### [Aim]
Below is a listing; write it out exactly and drop any images from it.

### [Data shown]
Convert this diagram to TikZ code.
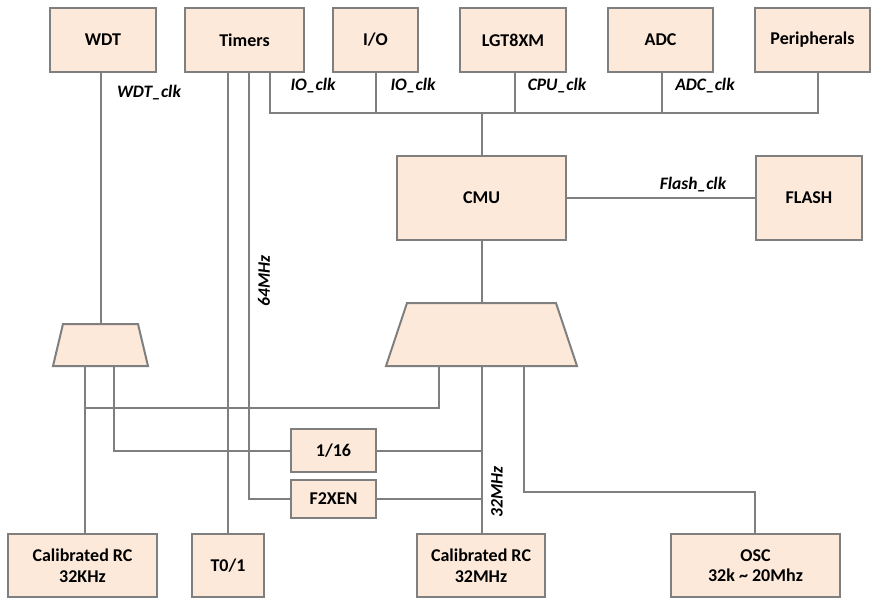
\documentclass[tikz,border=0pt]{standalone}
\usepackage{fontspec}
\setmainfont{Carlito}
\definecolor{boxfill}{HTML}{FCE9DA}
\definecolor{linegray}{HTML}{7F7F7F}
\tikzset{
  blk/.style={draw=linegray, fill=boxfill, line width=2pt, inner sep=0pt, outer sep=0pt,
    font=\fontsize{18}{20.5}\selectfont\bfseries, align=center},
  muxshape/.style={draw=linegray, fill=boxfill, line width=2pt, line join=miter},
  wire/.style={draw=linegray, line width=2pt},
  lbl/.style={font=\fontsize{17.5}{20}\selectfont\bfseries\itshape, inner sep=0pt}
}
\begin{document}
\begin{tikzpicture}[x=1pt,y=-1pt]
\useasboundingbox (0,0) rectangle (872,599);
% top row
\node[blk, minimum width=106pt, minimum height=64pt] (wdt) at (103,40) {WDT};
\node[blk, minimum width=119pt, minimum height=64pt] (timers) at (244.5,40) {Timers};
\node[blk, minimum width=85pt, minimum height=64pt] (io) at (375.5,40) {I/O};
\node[blk, minimum width=106pt, minimum height=64pt] (lgt) at (513,40) {LGT8XM};
\node[blk, minimum width=105pt, minimum height=64pt] (adc) at (660.5,40) {ADC};
\node[blk, minimum width=115pt, minimum height=64pt] (periph) at (812.5,40) {Peripherals};
% middle
\node[blk, minimum width=169pt, minimum height=84pt] (cmu) at (481.5,198) {CMU};
\node[blk, minimum width=106pt, minimum height=84pt] (flash) at (809,198) {FLASH};
% multiplexers
\draw[muxshape] (63,324) -- (138,324) -- (148,366) -- (53,366) -- cycle;
\coordinate (mux1n) at (100.5,324);
\coordinate (mux1s) at (100.5,366);
\draw[muxshape] (407,303) -- (556,303) -- (577,366) -- (386,366) -- cycle;
\coordinate (mux2n) at (481.5,303);
\coordinate (mux2s) at (481.5,366);
\node[blk, minimum width=85pt, minimum height=43pt] (d16) at (333.5,450.5) {1/16};
\node[blk, minimum width=85pt, minimum height=38pt] (f2x) at (333.5,499) {F2XEN};
% bottom row
\node[blk, minimum width=149pt, minimum height=63pt] (rc32k) at (82.5,565.5) {Calibrated RC\\32KHz};
\node[blk, minimum width=72pt, minimum height=63pt] (t01) at (228,565.5) {T0/1};
\node[blk, minimum width=128pt, minimum height=63pt] (rc32m) at (481,565.5) {Calibrated RC\\32MHz};
\node[blk, minimum width=169pt, minimum height=63pt] (osc) at (755.5,565.5) {OSC\\32k \textasciitilde{} 20Mhz};
% coordinates
\coordinate (busL) at (270,113);
\coordinate (busR) at (818,113);
\coordinate (m1a) at ([xshift=-15.5pt]mux1s);
\coordinate (m1b) at ([xshift=13.5pt]mux1s);
\coordinate (m2a) at ([xshift=-42.5pt]mux2s);
\coordinate (m2b) at (mux2s);
\coordinate (m2c) at ([xshift=42.5pt]mux2s);
\coordinate (rise) at (755,492);
\coordinate (join1) at (85,408);
% wires
\draw[wire] (wdt.south -| mux1n) -- (mux1n);
\draw[wire] (t01.north |- timers.south) -- (t01.north);
\draw[wire] ([xshift=4.5pt]timers.south) |- (f2x.west);
\draw[wire] (busL |- timers.south) -- (busL) -- (busR) -- (busR |- periph.south);
\draw[wire] (io.south) -- (io.south |- busL);
\draw[wire] ([xshift=2pt]lgt.south) -- ([xshift=2pt]lgt.south |- busL);
\draw[wire] ([xshift=1.5pt]adc.south) -- ([xshift=1.5pt]adc.south |- busL);
\draw[wire] (cmu.north) -- (cmu.north |- busL);
\draw[wire] (cmu.east) -- (flash.west);
\draw[wire] (cmu.south) -- (mux2n);
\draw[wire] (m1a) -- (m1a |- rc32k.north);
\draw[wire] (m2a) |- (join1);
\draw[wire] (m1b) |- (d16.west);
\draw[wire] (m2b) -- (m2b |- rc32m.north);
\draw[wire] (d16.east) -- (d16.east -| m2b);
\draw[wire] (f2x.east) -- (f2x.east -| m2b);
\draw[wire] (m2c) |- (rise) -- (rise |- osc.north);
% labels
\node[lbl] (lwdt) at (149,93) {WDT\_clk};
\node[lbl] (lio1) at (313,86) {IO\_clk};
\node[lbl] (lio2) at (413,86) {IO\_clk};
\node[lbl] (lcpu) at (557,86) {CPU\_clk};
\node[lbl] (ladc) at (705,86) {ADC\_clk};
\node[lbl] (lfl) at (693,185) {Flash\_clk};
\node[lbl, rotate=90] (l64) at (264,281) {64MHz};
\node[lbl, rotate=90] (l32) at (497,492) {32MHz};
\end{tikzpicture}
\end{document}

### [Solution to the problem]
Convert this diagram to TikZ code.
\documentclass[tikz,border=0pt]{standalone}
\usepackage{fontspec}
\setmainfont{Carlito}
\definecolor{boxfill}{HTML}{FCE9DA}
\definecolor{linegray}{HTML}{7F7F7F}
\tikzset{
  blk/.style={draw=linegray, fill=boxfill, line width=2pt, inner sep=0pt, outer sep=0pt,
    font=\fontsize{18}{20.5}\selectfont\bfseries, align=center},
  muxshape/.style={draw=linegray, fill=boxfill, line width=2pt, line join=miter},
  wire/.style={draw=linegray, line width=2pt},
  lbl/.style={font=\fontsize{17.5}{20}\selectfont\bfseries\itshape, inner sep=0pt}
}
\begin{document}
\begin{tikzpicture}[x=1pt,y=-1pt]
\useasboundingbox (0,0) rectangle (872,599);
% top row
\node[blk, minimum width=106pt, minimum height=64pt] (wdt) at (103,40) {WDT};
\node[blk, minimum width=119pt, minimum height=64pt] (timers) at (244.5,40) {Timers};
\node[blk, minimum width=85pt, minimum height=64pt] (io) at (375.5,40) {I/O};
\node[blk, minimum width=106pt, minimum height=64pt] (lgt) at (513,40) {LGT8XM};
\node[blk, minimum width=105pt, minimum height=64pt] (adc) at (660.5,40) {ADC};
\node[blk, minimum width=115pt, minimum height=64pt] (periph) at (812.5,40) {Peripherals};
% middle
\node[blk, minimum width=169pt, minimum height=84pt] (cmu) at (481.5,198) {CMU};
\node[blk, minimum width=106pt, minimum height=84pt] (flash) at (809,198) {FLASH};
% multiplexers
\draw[muxshape] (63,324) -- (138,324) -- (148,366) -- (53,366) -- cycle;
\coordinate (mux1n) at (100.5,324);
\coordinate (mux1s) at (100.5,366);
\draw[muxshape] (407,303) -- (556,303) -- (577,366) -- (386,366) -- cycle;
\coordinate (mux2n) at (481.5,303);
\coordinate (mux2s) at (481.5,366);
\node[blk, minimum width=85pt, minimum height=43pt] (d16) at (333.5,450.5) {1/16};
\node[blk, minimum width=85pt, minimum height=38pt] (f2x) at (333.5,499) {F2XEN};
% bottom row
\node[blk, minimum width=149pt, minimum height=63pt] (rc32k) at (82.5,565.5) {Calibrated RC\\32KHz};
\node[blk, minimum width=72pt, minimum height=63pt] (t01) at (228,565.5) {T0/1};
\node[blk, minimum width=128pt, minimum height=63pt] (rc32m) at (481,565.5) {Calibrated RC\\32MHz};
\node[blk, minimum width=169pt, minimum height=63pt] (osc) at (755.5,565.5) {OSC\\32k \textasciitilde{} 20Mhz};
% coordinates
\coordinate (busL) at (270,113);
\coordinate (busR) at (818,113);
\coordinate (m1a) at ([xshift=-15.5pt]mux1s);
\coordinate (m1b) at ([xshift=13.5pt]mux1s);
\coordinate (m2a) at ([xshift=-42.5pt]mux2s);
\coordinate (m2b) at (mux2s);
\coordinate (m2c) at ([xshift=42.5pt]mux2s);
\coordinate (rise) at (755,492);
\coordinate (join1) at (85,408);
% wires
\draw[wire] (wdt.south -| mux1n) -- (mux1n);
\draw[wire] (t01.north |- timers.south) -- (t01.north);
\draw[wire] ([xshift=4.5pt]timers.south) |- (f2x.west);
\draw[wire] (busL |- timers.south) -- (busL) -- (busR) -- (busR |- periph.south);
\draw[wire] (io.south) -- (io.south |- busL);
\draw[wire] ([xshift=2pt]lgt.south) -- ([xshift=2pt]lgt.south |- busL);
\draw[wire] ([xshift=1.5pt]adc.south) -- ([xshift=1.5pt]adc.south |- busL);
\draw[wire] (cmu.north) -- (cmu.north |- busL);
\draw[wire] (cmu.east) -- (flash.west);
\draw[wire] (cmu.south) -- (mux2n);
\draw[wire] (m1a) -- (m1a |- rc32k.north);
\draw[wire] (m2a) |- (join1);
\draw[wire] (m1b) |- (d16.west);
\draw[wire] (m2b) -- (m2b |- rc32m.north);
\draw[wire] (d16.east) -- (d16.east -| m2b);
\draw[wire] (f2x.east) -- (f2x.east -| m2b);
\draw[wire] (m2c) |- (rise) -- (rise |- osc.north);
% labels
\node[lbl] (lwdt) at (149,93) {WDT\_clk};
\node[lbl] (lio1) at (313,86) {IO\_clk};
\node[lbl] (lio2) at (413,86) {IO\_clk};
\node[lbl] (lcpu) at (557,86) {CPU\_clk};
\node[lbl] (ladc) at (705,86) {ADC\_clk};
\node[lbl] (lfl) at (693,185) {Flash\_clk};
\node[lbl, rotate=90] (l64) at (264,281) {64MHz};
\node[lbl, rotate=90] (l32) at (497,492) {32MHz};
\end{tikzpicture}
\end{document}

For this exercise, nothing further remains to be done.